Repeat everything in the material exactly.
:::
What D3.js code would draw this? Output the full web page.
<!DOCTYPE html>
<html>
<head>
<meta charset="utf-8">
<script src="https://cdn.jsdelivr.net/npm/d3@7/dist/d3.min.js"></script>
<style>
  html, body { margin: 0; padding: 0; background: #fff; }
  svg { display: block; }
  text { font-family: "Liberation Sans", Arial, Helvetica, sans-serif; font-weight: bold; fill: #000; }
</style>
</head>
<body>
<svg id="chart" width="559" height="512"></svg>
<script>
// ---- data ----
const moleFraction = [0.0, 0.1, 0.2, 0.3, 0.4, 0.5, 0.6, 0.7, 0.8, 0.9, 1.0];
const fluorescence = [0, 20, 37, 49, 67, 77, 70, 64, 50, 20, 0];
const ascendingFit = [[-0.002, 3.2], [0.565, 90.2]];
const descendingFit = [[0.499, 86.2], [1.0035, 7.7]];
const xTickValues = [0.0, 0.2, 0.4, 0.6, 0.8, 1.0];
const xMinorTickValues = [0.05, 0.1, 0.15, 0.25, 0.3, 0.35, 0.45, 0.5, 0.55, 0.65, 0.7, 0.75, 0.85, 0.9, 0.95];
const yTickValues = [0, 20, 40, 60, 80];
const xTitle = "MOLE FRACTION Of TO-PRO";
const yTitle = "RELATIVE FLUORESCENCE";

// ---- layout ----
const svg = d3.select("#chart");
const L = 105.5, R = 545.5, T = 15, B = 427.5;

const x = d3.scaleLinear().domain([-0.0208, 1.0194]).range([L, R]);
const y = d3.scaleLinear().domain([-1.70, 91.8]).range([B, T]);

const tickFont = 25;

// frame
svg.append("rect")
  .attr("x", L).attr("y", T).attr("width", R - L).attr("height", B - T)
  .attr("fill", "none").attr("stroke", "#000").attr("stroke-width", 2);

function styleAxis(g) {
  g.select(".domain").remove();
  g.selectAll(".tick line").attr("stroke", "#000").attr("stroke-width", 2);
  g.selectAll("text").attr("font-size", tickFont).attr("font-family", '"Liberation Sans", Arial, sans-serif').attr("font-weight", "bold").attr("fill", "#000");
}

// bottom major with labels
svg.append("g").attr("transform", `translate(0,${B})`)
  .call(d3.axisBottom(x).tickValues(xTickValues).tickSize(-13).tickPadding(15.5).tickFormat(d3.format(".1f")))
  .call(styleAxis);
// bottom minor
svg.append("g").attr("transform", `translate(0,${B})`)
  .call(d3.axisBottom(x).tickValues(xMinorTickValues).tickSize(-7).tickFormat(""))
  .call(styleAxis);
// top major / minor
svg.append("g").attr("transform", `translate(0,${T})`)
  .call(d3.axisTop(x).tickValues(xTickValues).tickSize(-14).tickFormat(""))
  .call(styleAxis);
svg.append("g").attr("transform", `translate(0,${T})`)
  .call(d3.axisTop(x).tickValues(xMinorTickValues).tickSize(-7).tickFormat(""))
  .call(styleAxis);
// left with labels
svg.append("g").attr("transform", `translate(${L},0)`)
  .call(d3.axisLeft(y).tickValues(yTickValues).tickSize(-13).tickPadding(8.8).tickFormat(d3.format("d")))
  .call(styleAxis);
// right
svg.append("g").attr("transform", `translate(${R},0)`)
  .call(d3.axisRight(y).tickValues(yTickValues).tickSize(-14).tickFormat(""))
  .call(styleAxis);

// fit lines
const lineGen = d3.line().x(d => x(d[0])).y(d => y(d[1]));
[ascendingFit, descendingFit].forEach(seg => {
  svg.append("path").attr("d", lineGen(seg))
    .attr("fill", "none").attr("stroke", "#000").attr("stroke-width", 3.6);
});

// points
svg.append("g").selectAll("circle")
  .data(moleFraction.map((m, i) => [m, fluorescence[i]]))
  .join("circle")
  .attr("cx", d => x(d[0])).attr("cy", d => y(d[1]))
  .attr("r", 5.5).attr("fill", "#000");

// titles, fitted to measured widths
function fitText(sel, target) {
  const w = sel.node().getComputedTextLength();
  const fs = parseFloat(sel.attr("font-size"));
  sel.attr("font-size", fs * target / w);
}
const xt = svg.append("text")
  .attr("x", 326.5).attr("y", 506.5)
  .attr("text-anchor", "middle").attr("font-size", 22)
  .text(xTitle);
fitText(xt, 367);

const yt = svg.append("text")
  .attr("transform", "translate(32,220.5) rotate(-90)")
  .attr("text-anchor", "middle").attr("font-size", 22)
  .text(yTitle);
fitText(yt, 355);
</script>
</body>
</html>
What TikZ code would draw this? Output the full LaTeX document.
:::
Result of the task
What D3.js code would draw this? Output the full web page.
<!DOCTYPE html>
<html>
<head>
<meta charset="utf-8">
<script src="https://cdn.jsdelivr.net/npm/d3@7/dist/d3.min.js"></script>
<style>
  html, body { margin: 0; padding: 0; background: #fff; }
  svg { display: block; }
  text { font-family: "Liberation Sans", Arial, Helvetica, sans-serif; font-weight: bold; fill: #000; }
</style>
</head>
<body>
<svg id="chart" width="559" height="512"></svg>
<script>
// ---- data ----
const moleFraction = [0.0, 0.1, 0.2, 0.3, 0.4, 0.5, 0.6, 0.7, 0.8, 0.9, 1.0];
const fluorescence = [0, 20, 37, 49, 67, 77, 70, 64, 50, 20, 0];
const ascendingFit = [[-0.002, 3.2], [0.565, 90.2]];
const descendingFit = [[0.499, 86.2], [1.0035, 7.7]];
const xTickValues = [0.0, 0.2, 0.4, 0.6, 0.8, 1.0];
const xMinorTickValues = [0.05, 0.1, 0.15, 0.25, 0.3, 0.35, 0.45, 0.5, 0.55, 0.65, 0.7, 0.75, 0.85, 0.9, 0.95];
const yTickValues = [0, 20, 40, 60, 80];
const xTitle = "MOLE FRACTION Of TO-PRO";
const yTitle = "RELATIVE FLUORESCENCE";

// ---- layout ----
const svg = d3.select("#chart");
const L = 105.5, R = 545.5, T = 15, B = 427.5;

const x = d3.scaleLinear().domain([-0.0208, 1.0194]).range([L, R]);
const y = d3.scaleLinear().domain([-1.70, 91.8]).range([B, T]);

const tickFont = 25;

// frame
svg.append("rect")
  .attr("x", L).attr("y", T).attr("width", R - L).attr("height", B - T)
  .attr("fill", "none").attr("stroke", "#000").attr("stroke-width", 2);

function styleAxis(g) {
  g.select(".domain").remove();
  g.selectAll(".tick line").attr("stroke", "#000").attr("stroke-width", 2);
  g.selectAll("text").attr("font-size", tickFont).attr("font-family", '"Liberation Sans", Arial, sans-serif').attr("font-weight", "bold").attr("fill", "#000");
}

// bottom major with labels
svg.append("g").attr("transform", `translate(0,${B})`)
  .call(d3.axisBottom(x).tickValues(xTickValues).tickSize(-13).tickPadding(15.5).tickFormat(d3.format(".1f")))
  .call(styleAxis);
// bottom minor
svg.append("g").attr("transform", `translate(0,${B})`)
  .call(d3.axisBottom(x).tickValues(xMinorTickValues).tickSize(-7).tickFormat(""))
  .call(styleAxis);
// top major / minor
svg.append("g").attr("transform", `translate(0,${T})`)
  .call(d3.axisTop(x).tickValues(xTickValues).tickSize(-14).tickFormat(""))
  .call(styleAxis);
svg.append("g").attr("transform", `translate(0,${T})`)
  .call(d3.axisTop(x).tickValues(xMinorTickValues).tickSize(-7).tickFormat(""))
  .call(styleAxis);
// left with labels
svg.append("g").attr("transform", `translate(${L},0)`)
  .call(d3.axisLeft(y).tickValues(yTickValues).tickSize(-13).tickPadding(8.8).tickFormat(d3.format("d")))
  .call(styleAxis);
// right
svg.append("g").attr("transform", `translate(${R},0)`)
  .call(d3.axisRight(y).tickValues(yTickValues).tickSize(-14).tickFormat(""))
  .call(styleAxis);

// fit lines
const lineGen = d3.line().x(d => x(d[0])).y(d => y(d[1]));
[ascendingFit, descendingFit].forEach(seg => {
  svg.append("path").attr("d", lineGen(seg))
    .attr("fill", "none").attr("stroke", "#000").attr("stroke-width", 3.6);
});

// points
svg.append("g").selectAll("circle")
  .data(moleFraction.map((m, i) => [m, fluorescence[i]]))
  .join("circle")
  .attr("cx", d => x(d[0])).attr("cy", d => y(d[1]))
  .attr("r", 5.5).attr("fill", "#000");

// titles, fitted to measured widths
function fitText(sel, target) {
  const w = sel.node().getComputedTextLength();
  const fs = parseFloat(sel.attr("font-size"));
  sel.attr("font-size", fs * target / w);
}
const xt = svg.append("text")
  .attr("x", 326.5).attr("y", 506.5)
  .attr("text-anchor", "middle").attr("font-size", 22)
  .text(xTitle);
fitText(xt, 367);

const yt = svg.append("text")
  .attr("transform", "translate(32,220.5) rotate(-90)")
  .attr("text-anchor", "middle").attr("font-size", 22)
  .text(yTitle);
fitText(yt, 355);
</script>
</body>
</html>
What TikZ code would draw this? Output the full LaTeX document.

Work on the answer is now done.